STATED GOAL: Copy out each line that has "this" in it.
====
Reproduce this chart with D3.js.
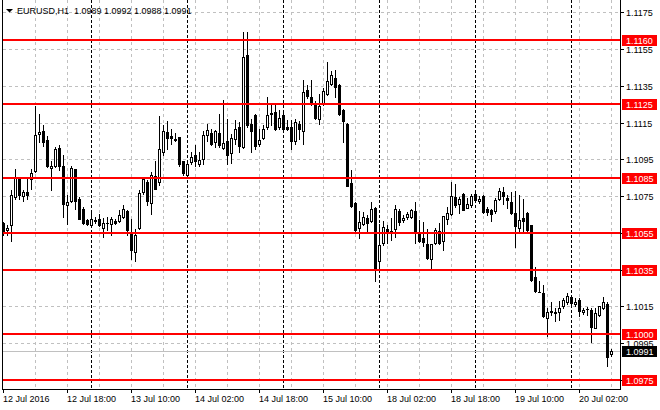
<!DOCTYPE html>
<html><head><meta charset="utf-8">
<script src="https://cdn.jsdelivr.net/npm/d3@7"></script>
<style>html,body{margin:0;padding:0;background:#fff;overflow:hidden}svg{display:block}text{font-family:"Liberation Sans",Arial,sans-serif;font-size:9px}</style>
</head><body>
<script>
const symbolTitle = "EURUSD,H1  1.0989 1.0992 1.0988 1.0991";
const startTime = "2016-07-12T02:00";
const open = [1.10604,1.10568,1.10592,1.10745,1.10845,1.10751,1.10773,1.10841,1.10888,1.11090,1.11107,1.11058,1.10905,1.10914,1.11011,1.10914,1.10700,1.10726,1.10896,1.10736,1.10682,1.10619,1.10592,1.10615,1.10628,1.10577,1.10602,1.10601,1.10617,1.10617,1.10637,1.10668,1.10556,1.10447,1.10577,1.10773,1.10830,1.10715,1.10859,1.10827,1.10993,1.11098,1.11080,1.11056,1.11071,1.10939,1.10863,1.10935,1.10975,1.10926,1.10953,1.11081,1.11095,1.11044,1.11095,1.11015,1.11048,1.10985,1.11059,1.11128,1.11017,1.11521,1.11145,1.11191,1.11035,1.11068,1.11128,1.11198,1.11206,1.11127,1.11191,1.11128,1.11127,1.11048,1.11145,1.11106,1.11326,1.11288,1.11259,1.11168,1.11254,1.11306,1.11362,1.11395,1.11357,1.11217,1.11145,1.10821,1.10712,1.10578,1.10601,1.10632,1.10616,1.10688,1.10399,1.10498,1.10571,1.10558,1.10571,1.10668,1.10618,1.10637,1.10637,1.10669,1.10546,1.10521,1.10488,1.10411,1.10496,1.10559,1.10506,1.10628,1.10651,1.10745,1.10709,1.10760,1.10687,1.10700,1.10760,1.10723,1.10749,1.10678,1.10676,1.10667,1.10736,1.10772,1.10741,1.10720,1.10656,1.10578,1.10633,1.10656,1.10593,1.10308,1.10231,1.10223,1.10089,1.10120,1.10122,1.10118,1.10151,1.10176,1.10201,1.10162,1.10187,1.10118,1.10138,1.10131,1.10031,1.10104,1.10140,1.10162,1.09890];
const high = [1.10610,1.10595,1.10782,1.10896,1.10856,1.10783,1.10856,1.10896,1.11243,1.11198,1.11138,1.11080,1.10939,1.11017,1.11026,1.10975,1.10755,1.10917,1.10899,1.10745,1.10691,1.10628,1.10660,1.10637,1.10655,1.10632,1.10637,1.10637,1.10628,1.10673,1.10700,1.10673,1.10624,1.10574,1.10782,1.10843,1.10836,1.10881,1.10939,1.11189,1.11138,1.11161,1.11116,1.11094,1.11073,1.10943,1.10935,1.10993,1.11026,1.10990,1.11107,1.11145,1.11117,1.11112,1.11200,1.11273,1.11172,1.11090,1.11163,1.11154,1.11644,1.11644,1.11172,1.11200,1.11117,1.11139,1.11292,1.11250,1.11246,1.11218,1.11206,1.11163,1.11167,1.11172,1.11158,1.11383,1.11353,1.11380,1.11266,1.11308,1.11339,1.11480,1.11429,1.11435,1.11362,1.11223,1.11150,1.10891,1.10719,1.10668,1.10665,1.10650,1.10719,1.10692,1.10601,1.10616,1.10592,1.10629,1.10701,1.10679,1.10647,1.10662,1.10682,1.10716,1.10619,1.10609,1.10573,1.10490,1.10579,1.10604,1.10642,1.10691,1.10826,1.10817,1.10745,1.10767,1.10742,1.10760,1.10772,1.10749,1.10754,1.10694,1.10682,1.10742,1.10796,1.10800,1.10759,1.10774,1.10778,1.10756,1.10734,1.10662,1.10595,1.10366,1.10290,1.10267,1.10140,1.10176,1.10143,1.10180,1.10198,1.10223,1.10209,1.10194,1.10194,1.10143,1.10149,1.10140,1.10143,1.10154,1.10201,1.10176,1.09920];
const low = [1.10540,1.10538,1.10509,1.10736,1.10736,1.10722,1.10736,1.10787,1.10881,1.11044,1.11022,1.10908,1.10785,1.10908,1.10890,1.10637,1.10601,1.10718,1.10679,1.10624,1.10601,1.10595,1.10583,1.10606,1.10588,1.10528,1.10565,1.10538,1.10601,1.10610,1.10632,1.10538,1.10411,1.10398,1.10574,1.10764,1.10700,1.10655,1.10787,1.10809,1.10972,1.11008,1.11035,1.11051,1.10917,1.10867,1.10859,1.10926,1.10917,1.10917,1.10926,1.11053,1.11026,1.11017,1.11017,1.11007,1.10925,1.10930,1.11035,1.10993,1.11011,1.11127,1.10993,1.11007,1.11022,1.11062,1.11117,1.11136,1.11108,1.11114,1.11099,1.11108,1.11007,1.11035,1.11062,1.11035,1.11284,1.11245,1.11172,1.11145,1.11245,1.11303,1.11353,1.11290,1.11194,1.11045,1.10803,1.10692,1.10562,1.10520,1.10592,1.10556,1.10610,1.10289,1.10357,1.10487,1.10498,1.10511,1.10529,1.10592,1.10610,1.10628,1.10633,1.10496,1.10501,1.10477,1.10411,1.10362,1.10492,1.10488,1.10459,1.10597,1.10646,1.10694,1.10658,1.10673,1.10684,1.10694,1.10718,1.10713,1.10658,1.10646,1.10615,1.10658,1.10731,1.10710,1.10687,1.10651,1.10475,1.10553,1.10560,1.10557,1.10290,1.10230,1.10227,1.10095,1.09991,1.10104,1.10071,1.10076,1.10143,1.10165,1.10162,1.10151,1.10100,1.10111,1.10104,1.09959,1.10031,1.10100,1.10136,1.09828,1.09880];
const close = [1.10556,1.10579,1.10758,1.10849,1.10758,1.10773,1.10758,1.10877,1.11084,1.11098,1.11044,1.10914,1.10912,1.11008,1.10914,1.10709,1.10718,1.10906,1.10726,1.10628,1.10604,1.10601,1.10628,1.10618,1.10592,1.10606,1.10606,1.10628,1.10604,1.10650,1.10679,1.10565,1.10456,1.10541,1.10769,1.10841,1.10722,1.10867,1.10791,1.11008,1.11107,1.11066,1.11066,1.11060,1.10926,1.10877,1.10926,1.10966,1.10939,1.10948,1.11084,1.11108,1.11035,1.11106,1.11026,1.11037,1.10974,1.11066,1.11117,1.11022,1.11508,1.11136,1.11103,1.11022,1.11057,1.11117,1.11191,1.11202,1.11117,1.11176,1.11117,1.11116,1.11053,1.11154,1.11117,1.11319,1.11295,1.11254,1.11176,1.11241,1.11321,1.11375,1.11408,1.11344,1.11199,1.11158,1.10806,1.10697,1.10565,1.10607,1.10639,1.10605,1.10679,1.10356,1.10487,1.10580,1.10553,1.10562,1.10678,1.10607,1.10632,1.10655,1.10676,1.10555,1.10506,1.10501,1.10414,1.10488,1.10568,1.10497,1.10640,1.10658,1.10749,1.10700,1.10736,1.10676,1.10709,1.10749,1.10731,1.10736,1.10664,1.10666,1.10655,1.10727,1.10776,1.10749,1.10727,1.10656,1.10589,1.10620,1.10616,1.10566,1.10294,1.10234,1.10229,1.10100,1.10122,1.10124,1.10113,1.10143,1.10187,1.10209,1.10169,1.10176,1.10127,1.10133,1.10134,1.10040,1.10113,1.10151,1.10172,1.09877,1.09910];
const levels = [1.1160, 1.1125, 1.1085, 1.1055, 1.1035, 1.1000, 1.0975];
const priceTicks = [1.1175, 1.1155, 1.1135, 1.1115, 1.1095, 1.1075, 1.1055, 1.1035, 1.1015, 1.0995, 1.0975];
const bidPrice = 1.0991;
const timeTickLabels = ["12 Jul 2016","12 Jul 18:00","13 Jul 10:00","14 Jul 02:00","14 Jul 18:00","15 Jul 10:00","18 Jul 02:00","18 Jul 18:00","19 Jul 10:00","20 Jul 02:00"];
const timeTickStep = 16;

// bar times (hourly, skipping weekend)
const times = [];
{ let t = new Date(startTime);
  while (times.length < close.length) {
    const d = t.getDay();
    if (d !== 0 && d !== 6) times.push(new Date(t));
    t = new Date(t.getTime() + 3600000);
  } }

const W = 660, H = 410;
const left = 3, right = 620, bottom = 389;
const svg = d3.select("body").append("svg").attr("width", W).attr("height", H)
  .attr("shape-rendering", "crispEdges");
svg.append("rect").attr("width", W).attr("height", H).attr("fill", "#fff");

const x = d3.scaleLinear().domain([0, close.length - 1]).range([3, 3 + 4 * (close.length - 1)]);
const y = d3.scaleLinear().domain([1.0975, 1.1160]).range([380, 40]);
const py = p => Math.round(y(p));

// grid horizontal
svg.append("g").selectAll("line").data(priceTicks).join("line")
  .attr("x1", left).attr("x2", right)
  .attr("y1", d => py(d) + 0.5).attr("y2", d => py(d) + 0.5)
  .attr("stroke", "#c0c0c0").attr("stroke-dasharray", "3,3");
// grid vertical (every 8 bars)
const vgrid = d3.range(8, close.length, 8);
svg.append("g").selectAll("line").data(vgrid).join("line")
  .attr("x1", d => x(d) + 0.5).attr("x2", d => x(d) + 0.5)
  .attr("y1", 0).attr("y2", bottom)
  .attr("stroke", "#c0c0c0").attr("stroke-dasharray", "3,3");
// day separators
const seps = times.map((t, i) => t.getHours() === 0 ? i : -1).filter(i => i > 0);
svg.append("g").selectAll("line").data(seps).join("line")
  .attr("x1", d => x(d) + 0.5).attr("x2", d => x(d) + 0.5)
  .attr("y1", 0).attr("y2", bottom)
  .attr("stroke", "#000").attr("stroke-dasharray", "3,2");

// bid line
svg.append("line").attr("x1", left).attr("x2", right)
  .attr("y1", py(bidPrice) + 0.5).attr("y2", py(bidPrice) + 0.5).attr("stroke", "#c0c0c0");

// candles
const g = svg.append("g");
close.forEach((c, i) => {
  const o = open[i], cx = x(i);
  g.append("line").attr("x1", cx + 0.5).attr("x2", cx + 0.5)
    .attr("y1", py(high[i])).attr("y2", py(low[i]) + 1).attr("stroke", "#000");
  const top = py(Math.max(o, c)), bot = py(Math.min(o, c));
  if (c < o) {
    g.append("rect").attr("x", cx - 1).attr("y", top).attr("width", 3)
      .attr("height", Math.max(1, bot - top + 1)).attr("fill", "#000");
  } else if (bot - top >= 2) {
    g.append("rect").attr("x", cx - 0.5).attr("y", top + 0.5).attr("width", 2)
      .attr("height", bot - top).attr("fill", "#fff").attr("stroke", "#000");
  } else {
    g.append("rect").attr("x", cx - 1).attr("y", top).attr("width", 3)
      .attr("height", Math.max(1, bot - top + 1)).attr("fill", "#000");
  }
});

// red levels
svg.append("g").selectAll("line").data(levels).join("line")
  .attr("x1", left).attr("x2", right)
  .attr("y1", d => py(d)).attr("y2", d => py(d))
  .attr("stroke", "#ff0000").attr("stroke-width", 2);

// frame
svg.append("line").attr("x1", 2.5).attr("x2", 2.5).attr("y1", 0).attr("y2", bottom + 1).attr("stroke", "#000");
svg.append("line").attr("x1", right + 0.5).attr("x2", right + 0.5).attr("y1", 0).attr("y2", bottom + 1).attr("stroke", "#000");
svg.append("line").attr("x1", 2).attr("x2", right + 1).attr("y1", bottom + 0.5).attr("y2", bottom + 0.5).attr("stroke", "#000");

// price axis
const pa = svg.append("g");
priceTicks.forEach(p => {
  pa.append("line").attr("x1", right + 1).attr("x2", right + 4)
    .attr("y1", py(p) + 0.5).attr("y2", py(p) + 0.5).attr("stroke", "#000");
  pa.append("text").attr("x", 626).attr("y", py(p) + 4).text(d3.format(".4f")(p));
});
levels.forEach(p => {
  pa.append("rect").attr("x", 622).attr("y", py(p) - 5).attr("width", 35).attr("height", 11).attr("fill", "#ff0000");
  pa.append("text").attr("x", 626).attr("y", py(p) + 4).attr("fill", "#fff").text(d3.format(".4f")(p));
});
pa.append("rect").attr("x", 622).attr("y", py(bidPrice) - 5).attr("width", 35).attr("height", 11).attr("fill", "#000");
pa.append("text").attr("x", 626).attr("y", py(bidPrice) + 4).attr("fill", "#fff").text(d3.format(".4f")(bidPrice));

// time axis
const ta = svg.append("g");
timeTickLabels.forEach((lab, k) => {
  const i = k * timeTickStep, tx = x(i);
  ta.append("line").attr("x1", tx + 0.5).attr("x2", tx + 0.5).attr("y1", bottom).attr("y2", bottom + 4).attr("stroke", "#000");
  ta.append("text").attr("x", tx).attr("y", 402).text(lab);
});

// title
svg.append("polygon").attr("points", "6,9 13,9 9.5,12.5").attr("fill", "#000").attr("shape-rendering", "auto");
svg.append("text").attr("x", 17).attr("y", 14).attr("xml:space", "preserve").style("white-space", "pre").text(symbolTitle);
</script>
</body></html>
====
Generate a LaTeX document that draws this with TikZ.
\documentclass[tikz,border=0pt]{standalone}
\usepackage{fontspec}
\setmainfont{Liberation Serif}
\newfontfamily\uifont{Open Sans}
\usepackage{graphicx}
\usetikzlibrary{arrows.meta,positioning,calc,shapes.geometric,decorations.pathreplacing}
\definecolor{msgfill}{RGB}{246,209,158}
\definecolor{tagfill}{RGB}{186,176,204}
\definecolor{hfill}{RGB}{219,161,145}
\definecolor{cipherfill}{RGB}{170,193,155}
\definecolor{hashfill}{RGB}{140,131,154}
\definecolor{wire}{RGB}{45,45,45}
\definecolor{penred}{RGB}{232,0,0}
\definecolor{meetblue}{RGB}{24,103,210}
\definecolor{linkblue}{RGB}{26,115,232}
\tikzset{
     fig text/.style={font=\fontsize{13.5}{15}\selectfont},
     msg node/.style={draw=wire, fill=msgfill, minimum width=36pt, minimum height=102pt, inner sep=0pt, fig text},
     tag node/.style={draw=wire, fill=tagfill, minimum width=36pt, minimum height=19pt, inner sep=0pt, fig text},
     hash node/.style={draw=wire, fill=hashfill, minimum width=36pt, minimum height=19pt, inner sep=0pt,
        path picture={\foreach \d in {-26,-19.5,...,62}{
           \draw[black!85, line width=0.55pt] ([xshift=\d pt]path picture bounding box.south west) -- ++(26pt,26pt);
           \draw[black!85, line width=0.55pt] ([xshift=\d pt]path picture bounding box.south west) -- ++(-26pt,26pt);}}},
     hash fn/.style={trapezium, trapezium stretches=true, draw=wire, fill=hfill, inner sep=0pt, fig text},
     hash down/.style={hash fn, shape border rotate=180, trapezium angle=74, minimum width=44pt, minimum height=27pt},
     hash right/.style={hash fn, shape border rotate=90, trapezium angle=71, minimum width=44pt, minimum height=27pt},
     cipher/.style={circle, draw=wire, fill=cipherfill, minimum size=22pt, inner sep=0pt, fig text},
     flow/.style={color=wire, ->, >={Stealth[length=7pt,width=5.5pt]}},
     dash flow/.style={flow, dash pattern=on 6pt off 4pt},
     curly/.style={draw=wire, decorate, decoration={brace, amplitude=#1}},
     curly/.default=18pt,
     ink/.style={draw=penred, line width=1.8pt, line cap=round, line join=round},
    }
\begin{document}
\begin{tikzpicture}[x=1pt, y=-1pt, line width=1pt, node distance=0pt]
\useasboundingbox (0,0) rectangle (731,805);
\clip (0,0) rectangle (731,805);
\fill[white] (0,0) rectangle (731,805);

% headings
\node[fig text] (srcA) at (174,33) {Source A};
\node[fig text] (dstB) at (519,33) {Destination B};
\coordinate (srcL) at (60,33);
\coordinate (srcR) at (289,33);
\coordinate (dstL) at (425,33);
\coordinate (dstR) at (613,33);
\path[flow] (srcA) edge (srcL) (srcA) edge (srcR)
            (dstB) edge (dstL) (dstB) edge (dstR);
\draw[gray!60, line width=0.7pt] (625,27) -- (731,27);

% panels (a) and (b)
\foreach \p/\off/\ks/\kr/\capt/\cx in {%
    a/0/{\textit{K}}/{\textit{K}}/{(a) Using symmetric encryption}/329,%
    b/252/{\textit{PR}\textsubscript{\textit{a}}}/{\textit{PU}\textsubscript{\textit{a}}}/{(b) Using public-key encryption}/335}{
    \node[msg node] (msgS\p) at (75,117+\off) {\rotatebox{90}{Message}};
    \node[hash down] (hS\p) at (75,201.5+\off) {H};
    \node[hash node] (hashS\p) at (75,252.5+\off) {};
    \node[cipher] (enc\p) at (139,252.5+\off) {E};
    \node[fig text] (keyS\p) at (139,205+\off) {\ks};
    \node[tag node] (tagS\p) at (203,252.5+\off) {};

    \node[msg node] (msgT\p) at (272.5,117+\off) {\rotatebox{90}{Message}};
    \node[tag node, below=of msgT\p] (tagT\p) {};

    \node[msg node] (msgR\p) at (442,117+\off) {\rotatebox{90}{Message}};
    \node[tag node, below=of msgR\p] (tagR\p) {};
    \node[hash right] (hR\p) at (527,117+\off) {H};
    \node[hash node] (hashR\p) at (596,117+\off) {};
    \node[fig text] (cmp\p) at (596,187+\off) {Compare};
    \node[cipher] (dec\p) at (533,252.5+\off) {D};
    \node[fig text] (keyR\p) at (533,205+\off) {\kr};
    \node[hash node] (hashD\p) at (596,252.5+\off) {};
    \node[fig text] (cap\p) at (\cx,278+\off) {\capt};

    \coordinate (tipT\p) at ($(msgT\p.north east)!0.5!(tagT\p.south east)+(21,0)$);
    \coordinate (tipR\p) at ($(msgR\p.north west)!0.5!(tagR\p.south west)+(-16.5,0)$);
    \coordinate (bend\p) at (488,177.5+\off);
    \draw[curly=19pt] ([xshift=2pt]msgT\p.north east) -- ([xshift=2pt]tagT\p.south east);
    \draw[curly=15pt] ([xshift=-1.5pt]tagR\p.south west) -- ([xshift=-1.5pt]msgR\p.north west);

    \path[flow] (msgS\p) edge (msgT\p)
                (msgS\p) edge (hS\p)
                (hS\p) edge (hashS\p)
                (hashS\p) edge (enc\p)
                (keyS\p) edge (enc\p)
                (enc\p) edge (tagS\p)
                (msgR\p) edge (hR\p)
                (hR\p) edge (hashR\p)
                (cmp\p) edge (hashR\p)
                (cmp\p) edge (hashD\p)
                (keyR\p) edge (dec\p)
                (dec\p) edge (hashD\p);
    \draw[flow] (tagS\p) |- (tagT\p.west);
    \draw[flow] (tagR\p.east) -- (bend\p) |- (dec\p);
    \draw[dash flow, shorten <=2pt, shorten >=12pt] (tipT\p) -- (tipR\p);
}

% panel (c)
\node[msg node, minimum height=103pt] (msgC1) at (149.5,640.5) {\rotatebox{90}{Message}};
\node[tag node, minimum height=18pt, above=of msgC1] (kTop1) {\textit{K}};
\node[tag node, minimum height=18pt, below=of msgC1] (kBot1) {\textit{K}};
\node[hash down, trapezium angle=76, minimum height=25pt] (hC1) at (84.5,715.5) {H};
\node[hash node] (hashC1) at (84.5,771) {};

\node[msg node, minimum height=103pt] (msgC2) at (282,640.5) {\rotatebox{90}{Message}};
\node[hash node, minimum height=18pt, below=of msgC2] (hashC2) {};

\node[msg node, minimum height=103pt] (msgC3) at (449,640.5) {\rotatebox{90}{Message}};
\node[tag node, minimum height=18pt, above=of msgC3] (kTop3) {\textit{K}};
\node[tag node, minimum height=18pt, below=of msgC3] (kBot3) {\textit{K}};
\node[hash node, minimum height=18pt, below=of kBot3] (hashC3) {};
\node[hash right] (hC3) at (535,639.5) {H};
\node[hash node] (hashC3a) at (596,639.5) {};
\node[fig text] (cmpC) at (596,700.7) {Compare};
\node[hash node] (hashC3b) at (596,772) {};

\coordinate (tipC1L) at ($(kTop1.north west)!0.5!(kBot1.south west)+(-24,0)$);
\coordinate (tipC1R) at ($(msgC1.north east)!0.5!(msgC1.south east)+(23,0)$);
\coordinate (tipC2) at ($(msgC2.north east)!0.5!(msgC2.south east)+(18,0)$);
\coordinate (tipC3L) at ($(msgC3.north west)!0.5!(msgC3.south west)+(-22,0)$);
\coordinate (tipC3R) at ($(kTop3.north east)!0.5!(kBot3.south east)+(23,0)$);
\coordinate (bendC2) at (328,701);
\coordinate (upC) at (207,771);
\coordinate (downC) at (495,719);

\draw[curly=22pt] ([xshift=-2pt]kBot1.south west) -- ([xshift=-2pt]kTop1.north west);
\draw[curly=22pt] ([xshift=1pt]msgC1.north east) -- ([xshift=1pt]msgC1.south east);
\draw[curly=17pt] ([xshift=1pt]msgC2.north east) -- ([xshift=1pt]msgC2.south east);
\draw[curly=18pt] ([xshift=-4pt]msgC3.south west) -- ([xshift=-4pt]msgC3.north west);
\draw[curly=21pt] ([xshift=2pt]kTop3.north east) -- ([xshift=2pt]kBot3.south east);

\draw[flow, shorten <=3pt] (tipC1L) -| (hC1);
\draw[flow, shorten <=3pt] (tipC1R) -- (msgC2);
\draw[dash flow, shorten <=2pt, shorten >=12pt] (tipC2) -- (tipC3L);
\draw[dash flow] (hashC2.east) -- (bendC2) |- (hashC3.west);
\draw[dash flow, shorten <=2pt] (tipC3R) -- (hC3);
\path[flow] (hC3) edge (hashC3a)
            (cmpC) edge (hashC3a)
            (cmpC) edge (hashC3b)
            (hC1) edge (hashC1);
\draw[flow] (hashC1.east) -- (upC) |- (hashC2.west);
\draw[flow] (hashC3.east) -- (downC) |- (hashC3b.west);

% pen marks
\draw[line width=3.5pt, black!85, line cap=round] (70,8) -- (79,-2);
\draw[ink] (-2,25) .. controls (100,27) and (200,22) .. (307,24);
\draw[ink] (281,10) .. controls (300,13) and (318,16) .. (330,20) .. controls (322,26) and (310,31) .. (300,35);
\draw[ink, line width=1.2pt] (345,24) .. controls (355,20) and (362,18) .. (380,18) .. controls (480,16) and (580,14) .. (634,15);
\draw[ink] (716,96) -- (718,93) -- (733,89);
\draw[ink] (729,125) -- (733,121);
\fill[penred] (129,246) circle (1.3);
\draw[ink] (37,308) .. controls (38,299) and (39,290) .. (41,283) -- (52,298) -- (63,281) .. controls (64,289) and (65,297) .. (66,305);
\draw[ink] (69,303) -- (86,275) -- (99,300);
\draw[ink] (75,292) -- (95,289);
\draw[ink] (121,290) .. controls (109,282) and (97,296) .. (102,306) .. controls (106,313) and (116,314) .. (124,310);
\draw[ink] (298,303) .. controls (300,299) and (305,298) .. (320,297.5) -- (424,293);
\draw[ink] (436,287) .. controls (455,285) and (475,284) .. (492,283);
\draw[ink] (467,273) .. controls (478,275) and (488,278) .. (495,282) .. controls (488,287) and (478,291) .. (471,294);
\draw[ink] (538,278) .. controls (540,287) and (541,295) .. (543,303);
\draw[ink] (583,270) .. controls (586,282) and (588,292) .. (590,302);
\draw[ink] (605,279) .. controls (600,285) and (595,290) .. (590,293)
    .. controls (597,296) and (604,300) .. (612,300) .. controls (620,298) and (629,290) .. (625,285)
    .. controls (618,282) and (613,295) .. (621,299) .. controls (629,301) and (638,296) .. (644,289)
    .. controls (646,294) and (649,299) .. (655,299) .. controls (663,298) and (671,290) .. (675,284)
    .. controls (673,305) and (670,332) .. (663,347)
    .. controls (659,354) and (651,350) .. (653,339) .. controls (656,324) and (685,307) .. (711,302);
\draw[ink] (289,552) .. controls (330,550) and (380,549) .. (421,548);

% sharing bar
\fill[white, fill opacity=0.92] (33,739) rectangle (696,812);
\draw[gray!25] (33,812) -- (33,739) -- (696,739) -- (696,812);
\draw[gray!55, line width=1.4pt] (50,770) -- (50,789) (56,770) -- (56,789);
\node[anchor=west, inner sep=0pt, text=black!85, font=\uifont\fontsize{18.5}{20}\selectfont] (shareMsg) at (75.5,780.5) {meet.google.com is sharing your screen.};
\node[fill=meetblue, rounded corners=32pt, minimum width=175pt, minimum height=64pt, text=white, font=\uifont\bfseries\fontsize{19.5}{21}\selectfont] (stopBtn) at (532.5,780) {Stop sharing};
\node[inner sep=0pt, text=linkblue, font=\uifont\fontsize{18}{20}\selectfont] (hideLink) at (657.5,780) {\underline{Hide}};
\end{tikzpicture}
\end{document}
====
TASK OUTPUT:
Reproduce this chart with D3.js.
Generate a LaTeX document that draws this with TikZ.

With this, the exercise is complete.